The indentured workers described their indenture period as "hell". When stories of the ill-treatment of indentured workers reached India, prominent Indian nationalists called for ending the indentured migration.

Indian migrants sent petitions and plantation workers resorted to strikes, but these were put down by force by the colonial authorities.

Several resolutions were introduced in the Legislative Council in India to bring an end to the practice. When Gandhi returned to India, he took the lead in the struggle.

By 1915, the campaign against indenture had become part of the nationalist discourse against the British colonial government.

Nationalist groups sent representatives to the colonies to report on the conditions of the indentured workers.

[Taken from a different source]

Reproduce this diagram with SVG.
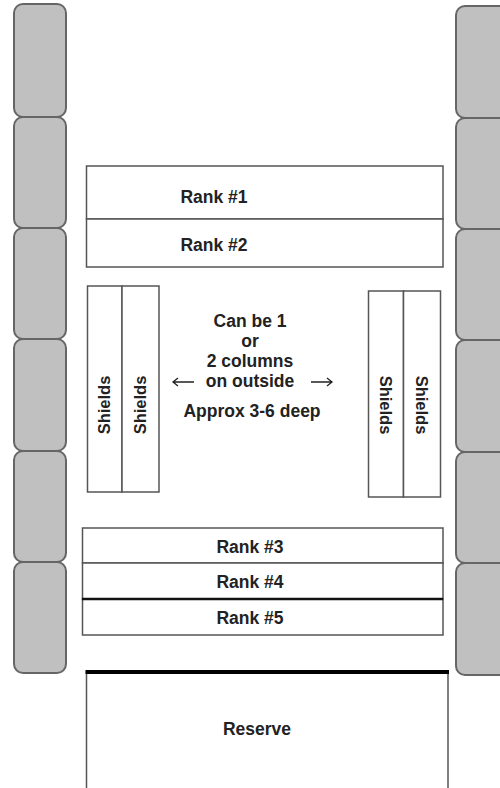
<svg xmlns="http://www.w3.org/2000/svg" width="500" height="788" viewBox="0 0 500 788">
<style>
.pill{fill:#c0c0c0;stroke:#666;stroke-width:2}
.box{fill:#fff;stroke:#555;stroke-width:1.5}
.t{font-family:"Liberation Sans",Arial,sans-serif;font-weight:bold;font-size:17.5px;fill:#222;text-anchor:middle}
.s{font-size:16.5px}
.arr{fill:none;stroke:#222;stroke-width:1.3}
</style>
<rect width="500" height="788" fill="#fff"/>
<g id="left-wall">
<rect class="pill" x="14" y="4" width="52" height="113" rx="9"/>
<rect class="pill" x="14" y="117" width="52" height="111" rx="9"/>
<rect class="pill" x="14" y="228" width="52" height="111" rx="9"/>
<rect class="pill" x="14" y="339" width="52" height="112" rx="9"/>
<rect class="pill" x="14" y="451" width="52" height="111" rx="9"/>
<rect class="pill" x="14" y="562" width="52" height="111" rx="9"/>
</g>
<g id="right-wall">
<rect class="pill" x="456" y="6" width="60" height="112" rx="9"/>
<rect class="pill" x="456" y="118" width="60" height="111" rx="9"/>
<rect class="pill" x="456" y="229" width="60" height="111" rx="9"/>
<rect class="pill" x="456" y="340" width="60" height="112" rx="9"/>
<rect class="pill" x="456" y="452" width="60" height="111" rx="9"/>
<rect class="pill" x="456" y="563" width="60" height="112" rx="9"/>
</g>
<g id="rank1">
<rect class="box" x="86.5" y="166" width="356.5" height="53"/>
<text class="t" x="214" y="203">Rank #1</text>
</g>
<g id="rank2">
<rect class="box" x="86.5" y="219" width="356.5" height="48"/>
<text class="t" x="214" y="251">Rank #2</text>
</g>
<g id="shields-left">
<rect class="box" x="87.5" y="286" width="34.5" height="206"/>
<rect class="box" x="122" y="286" width="37" height="206"/>
<text class="t s" transform="translate(110,405) rotate(-90)">Shields</text>
<text class="t s" transform="translate(146,405) rotate(-90)">Shields</text>
</g>
<g id="shields-right">
<rect class="box" x="368.5" y="291" width="35" height="206"/>
<rect class="box" x="403.5" y="291" width="37" height="206"/>
<text class="t s" transform="translate(380,405) rotate(90)">Shields</text>
<text class="t s" transform="translate(416,405) rotate(90)">Shields</text>
</g>
<g id="note">
<text class="t" x="250" y="327">Can be 1</text>
<text class="t" x="250" y="347">or</text>
<text class="t" x="250" y="367">2 columns</text>
<text class="t" x="250" y="387">on outside</text>
<text class="t" x="252" y="417">Approx 3-6 deep</text>
</g>
<g id="connectors">
<path class="arr" d="M194,382 H173 M178,378 L173,382 L178,386"/>
<path class="arr" d="M311,382 H332 M327,378 L332,382 L327,386"/>
</g>
<g id="rank3">
<rect class="box" x="82.5" y="528" width="360.5" height="35"/>
<text class="t" x="250" y="553">Rank #3</text>
</g>
<g id="rank4">
<rect class="box" x="82.5" y="563" width="360.5" height="36"/>
<text class="t" x="250" y="588">Rank #4</text>
</g>
<g id="rank5">
<rect class="box" x="82.5" y="599" width="360.5" height="36"/>
<line x1="82" y1="599" x2="443" y2="599" stroke="#111" stroke-width="2.5"/>
<text class="t" x="250" y="624">Rank #5</text>
</g>
<g id="reserve">
<rect class="box" x="86.5" y="672" width="361.5" height="130"/>
<line x1="85.5" y1="672" x2="449" y2="672" stroke="#000" stroke-width="4"/>
<text class="t" x="257" y="735">Reserve</text>
</g>
</svg>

Father CF Andrews, an associate of Gandhiji, sent reports about the conditions in Fiji, which raised a furore in India.

Magazines and journals brought out especial editions on the indenture system.

The nationalists’ agitation and pressure from other groups in India and the UK eventually forced the British India government to stop indenture recruitment in 1917.

As popular anger against indenture recruitment increased, people rallied against the hated labour migration and it led to the first mass movement in India.

Around the time the indenture system was abolished, the Champaran Satyagraha was launched.

In 2014, Mauritius had celebrated the 180th anniversary of Indians' arrival in Mauritius with an International Conference that flagged off the International Indentured Labour Route project, funded by the United Nations Educational, Scientific and Cultural Organisation (UNESCO).

The Indian government had supported the project.

The indenture system and the prolonged campaign against it is an intrinsic part of the emotional and ethnic history of the migrants and their descendents.

But it has faded in Indian memory and it has been left to non-governmental organisations such as the Nehru Memorial Museum and Library and other such avenues associated with the diaspora to hold seminars and academic discussions.